* Problem
Can you set down, exactly as they appear below, the lines from the opening of the material through the one bearing "const barTicks = [0,-10,-20,-30];", minus the pictures?

* Available data
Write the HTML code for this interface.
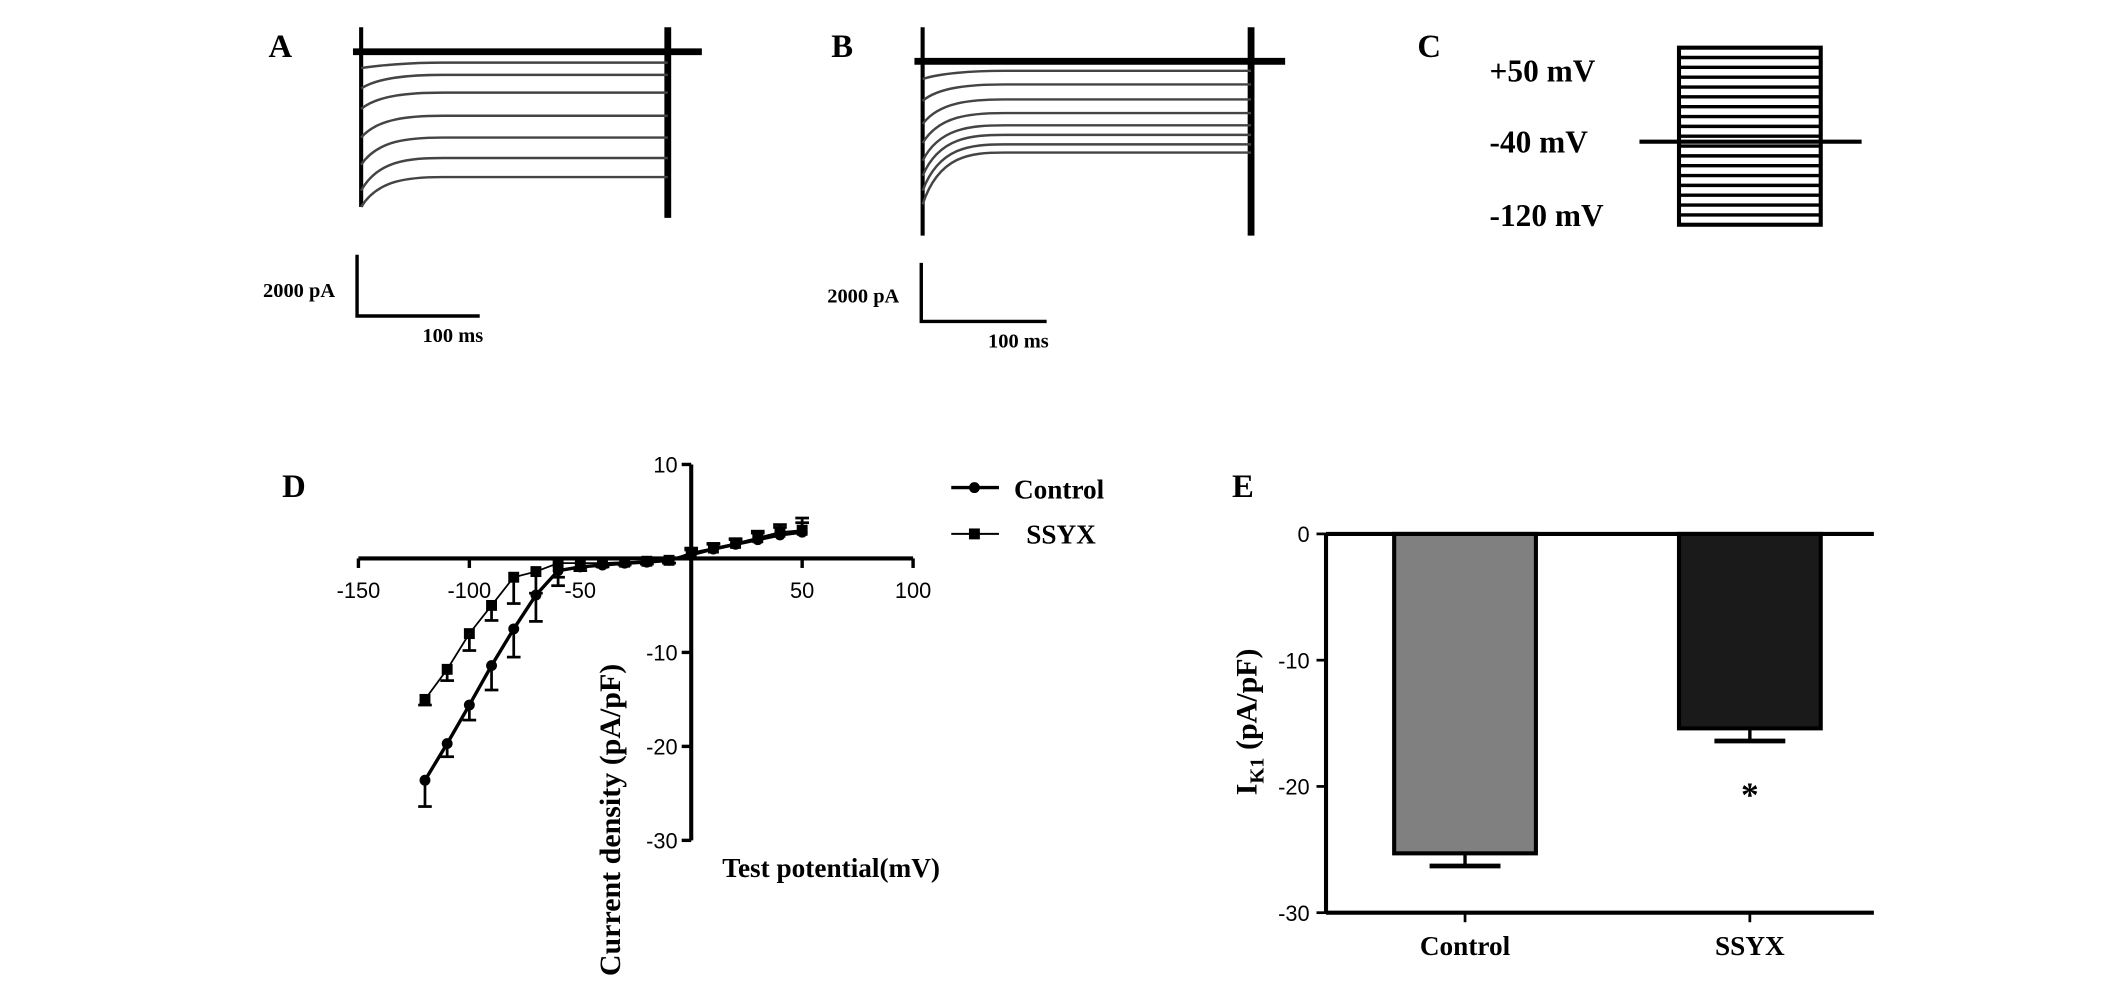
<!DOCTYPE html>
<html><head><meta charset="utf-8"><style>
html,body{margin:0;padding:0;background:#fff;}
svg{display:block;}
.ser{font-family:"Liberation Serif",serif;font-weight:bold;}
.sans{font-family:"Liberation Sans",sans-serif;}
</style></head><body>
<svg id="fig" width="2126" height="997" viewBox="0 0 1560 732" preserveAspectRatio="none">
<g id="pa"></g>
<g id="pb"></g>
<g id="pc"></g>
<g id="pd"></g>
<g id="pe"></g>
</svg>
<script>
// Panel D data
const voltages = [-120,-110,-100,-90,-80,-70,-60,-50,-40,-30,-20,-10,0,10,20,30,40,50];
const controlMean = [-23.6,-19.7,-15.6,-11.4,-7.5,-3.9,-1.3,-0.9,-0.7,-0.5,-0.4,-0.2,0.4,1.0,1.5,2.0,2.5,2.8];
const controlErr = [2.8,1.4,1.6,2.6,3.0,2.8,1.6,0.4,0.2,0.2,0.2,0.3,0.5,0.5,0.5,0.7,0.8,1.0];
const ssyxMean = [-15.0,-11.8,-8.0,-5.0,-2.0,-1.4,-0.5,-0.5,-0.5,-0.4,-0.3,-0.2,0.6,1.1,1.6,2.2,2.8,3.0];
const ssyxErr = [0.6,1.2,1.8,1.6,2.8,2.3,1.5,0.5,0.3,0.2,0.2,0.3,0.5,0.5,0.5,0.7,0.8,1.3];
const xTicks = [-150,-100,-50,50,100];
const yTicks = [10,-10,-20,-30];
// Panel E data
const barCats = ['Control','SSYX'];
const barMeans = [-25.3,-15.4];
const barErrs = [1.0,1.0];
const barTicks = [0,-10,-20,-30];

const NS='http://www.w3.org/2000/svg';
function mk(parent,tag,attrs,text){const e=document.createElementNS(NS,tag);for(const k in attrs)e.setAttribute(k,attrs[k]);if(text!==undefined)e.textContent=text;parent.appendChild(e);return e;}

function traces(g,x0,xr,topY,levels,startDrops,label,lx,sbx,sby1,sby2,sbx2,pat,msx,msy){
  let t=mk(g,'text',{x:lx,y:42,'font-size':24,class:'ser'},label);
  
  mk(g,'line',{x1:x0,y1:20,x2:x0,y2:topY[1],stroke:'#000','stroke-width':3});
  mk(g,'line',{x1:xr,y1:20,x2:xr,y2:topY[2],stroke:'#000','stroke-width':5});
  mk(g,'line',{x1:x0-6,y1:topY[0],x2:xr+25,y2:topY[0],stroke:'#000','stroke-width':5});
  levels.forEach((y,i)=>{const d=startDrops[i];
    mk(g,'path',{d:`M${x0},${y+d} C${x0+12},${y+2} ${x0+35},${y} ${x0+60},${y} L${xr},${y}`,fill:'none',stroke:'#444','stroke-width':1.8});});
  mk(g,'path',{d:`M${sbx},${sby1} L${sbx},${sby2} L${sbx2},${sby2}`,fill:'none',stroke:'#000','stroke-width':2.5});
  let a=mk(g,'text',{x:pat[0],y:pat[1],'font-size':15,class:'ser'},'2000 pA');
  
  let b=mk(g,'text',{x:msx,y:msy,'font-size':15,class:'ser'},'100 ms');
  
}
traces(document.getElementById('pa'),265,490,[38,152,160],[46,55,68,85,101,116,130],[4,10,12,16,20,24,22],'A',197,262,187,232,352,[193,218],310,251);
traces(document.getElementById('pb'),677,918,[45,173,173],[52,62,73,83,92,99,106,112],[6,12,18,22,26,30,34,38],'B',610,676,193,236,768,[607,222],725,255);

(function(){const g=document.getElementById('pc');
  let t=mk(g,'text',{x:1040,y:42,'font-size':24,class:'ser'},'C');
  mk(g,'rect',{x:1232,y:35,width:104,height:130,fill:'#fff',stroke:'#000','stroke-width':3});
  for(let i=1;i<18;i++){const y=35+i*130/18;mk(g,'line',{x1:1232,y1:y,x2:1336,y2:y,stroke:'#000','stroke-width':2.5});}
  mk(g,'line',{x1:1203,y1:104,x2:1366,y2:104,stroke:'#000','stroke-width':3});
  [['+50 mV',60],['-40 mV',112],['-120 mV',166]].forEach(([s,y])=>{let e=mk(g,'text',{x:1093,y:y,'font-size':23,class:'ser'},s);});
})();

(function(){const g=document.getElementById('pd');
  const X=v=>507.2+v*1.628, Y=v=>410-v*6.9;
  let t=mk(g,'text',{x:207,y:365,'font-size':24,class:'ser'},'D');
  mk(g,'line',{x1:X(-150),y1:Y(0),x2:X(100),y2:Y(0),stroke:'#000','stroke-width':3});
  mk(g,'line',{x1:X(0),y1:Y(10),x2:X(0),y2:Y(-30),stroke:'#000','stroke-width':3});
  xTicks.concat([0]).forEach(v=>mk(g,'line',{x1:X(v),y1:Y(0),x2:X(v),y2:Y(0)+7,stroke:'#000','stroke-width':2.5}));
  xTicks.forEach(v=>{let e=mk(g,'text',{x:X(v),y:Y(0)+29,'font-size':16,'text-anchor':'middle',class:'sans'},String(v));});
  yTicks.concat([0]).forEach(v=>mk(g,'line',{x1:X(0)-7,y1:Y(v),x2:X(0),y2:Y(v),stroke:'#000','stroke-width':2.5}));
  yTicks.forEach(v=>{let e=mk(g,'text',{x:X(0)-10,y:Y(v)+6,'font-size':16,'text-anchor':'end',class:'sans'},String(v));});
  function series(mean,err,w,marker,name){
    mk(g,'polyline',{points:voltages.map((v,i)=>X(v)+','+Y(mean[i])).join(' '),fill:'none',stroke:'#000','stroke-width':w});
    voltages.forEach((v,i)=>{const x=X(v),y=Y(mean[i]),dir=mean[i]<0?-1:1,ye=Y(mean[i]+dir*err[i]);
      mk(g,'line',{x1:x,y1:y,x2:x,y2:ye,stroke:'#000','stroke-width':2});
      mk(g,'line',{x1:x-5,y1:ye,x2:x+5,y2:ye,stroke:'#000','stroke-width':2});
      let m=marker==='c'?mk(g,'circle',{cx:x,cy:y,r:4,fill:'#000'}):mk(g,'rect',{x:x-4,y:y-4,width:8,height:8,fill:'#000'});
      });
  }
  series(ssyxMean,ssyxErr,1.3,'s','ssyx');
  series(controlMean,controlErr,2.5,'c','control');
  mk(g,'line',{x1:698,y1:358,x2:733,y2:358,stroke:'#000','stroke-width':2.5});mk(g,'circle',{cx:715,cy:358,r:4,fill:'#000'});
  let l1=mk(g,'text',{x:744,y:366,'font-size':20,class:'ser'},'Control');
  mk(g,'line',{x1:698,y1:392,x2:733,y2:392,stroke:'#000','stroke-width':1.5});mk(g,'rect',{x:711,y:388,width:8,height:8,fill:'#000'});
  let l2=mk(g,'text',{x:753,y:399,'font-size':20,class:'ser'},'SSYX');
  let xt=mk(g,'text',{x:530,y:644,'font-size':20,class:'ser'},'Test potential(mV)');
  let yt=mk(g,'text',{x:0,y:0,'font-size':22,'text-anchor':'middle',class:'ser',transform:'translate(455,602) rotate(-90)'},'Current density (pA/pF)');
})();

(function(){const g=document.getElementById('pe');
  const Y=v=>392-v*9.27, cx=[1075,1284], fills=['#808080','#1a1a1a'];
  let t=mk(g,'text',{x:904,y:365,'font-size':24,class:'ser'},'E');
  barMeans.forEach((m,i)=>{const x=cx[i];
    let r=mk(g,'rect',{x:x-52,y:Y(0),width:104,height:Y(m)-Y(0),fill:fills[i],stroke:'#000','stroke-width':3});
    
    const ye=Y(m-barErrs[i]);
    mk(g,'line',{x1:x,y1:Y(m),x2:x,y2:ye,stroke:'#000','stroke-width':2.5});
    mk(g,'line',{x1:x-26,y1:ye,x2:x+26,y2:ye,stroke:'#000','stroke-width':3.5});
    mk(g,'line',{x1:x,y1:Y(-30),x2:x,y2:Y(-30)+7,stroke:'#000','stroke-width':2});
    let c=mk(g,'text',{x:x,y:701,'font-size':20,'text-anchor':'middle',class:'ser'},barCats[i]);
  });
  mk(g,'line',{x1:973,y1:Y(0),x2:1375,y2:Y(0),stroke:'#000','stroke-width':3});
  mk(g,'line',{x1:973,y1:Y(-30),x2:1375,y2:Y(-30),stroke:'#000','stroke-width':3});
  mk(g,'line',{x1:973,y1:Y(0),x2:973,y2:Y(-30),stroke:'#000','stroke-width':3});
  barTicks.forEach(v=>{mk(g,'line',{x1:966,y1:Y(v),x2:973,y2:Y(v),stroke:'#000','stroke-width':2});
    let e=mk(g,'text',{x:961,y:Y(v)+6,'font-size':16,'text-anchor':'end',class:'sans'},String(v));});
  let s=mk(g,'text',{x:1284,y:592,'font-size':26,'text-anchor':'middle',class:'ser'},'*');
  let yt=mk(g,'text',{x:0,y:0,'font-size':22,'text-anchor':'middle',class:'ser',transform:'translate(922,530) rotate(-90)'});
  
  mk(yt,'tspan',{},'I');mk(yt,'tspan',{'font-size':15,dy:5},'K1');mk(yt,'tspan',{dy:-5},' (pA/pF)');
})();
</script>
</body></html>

* Worked answer
Write the HTML code for this interface.
<!DOCTYPE html>
<html><head><meta charset="utf-8"><style>
html,body{margin:0;padding:0;background:#fff;}
svg{display:block;}
.ser{font-family:"Liberation Serif",serif;font-weight:bold;}
.sans{font-family:"Liberation Sans",sans-serif;}
</style></head><body>
<svg id="fig" width="2126" height="997" viewBox="0 0 1560 732" preserveAspectRatio="none">
<g id="pa"></g>
<g id="pb"></g>
<g id="pc"></g>
<g id="pd"></g>
<g id="pe"></g>
</svg>
<script>
// Panel D data
const voltages = [-120,-110,-100,-90,-80,-70,-60,-50,-40,-30,-20,-10,0,10,20,30,40,50];
const controlMean = [-23.6,-19.7,-15.6,-11.4,-7.5,-3.9,-1.3,-0.9,-0.7,-0.5,-0.4,-0.2,0.4,1.0,1.5,2.0,2.5,2.8];
const controlErr = [2.8,1.4,1.6,2.6,3.0,2.8,1.6,0.4,0.2,0.2,0.2,0.3,0.5,0.5,0.5,0.7,0.8,1.0];
const ssyxMean = [-15.0,-11.8,-8.0,-5.0,-2.0,-1.4,-0.5,-0.5,-0.5,-0.4,-0.3,-0.2,0.6,1.1,1.6,2.2,2.8,3.0];
const ssyxErr = [0.6,1.2,1.8,1.6,2.8,2.3,1.5,0.5,0.3,0.2,0.2,0.3,0.5,0.5,0.5,0.7,0.8,1.3];
const xTicks = [-150,-100,-50,50,100];
const yTicks = [10,-10,-20,-30];
// Panel E data
const barCats = ['Control','SSYX'];
const barMeans = [-25.3,-15.4];
const barErrs = [1.0,1.0];
const barTicks = [0,-10,-20,-30];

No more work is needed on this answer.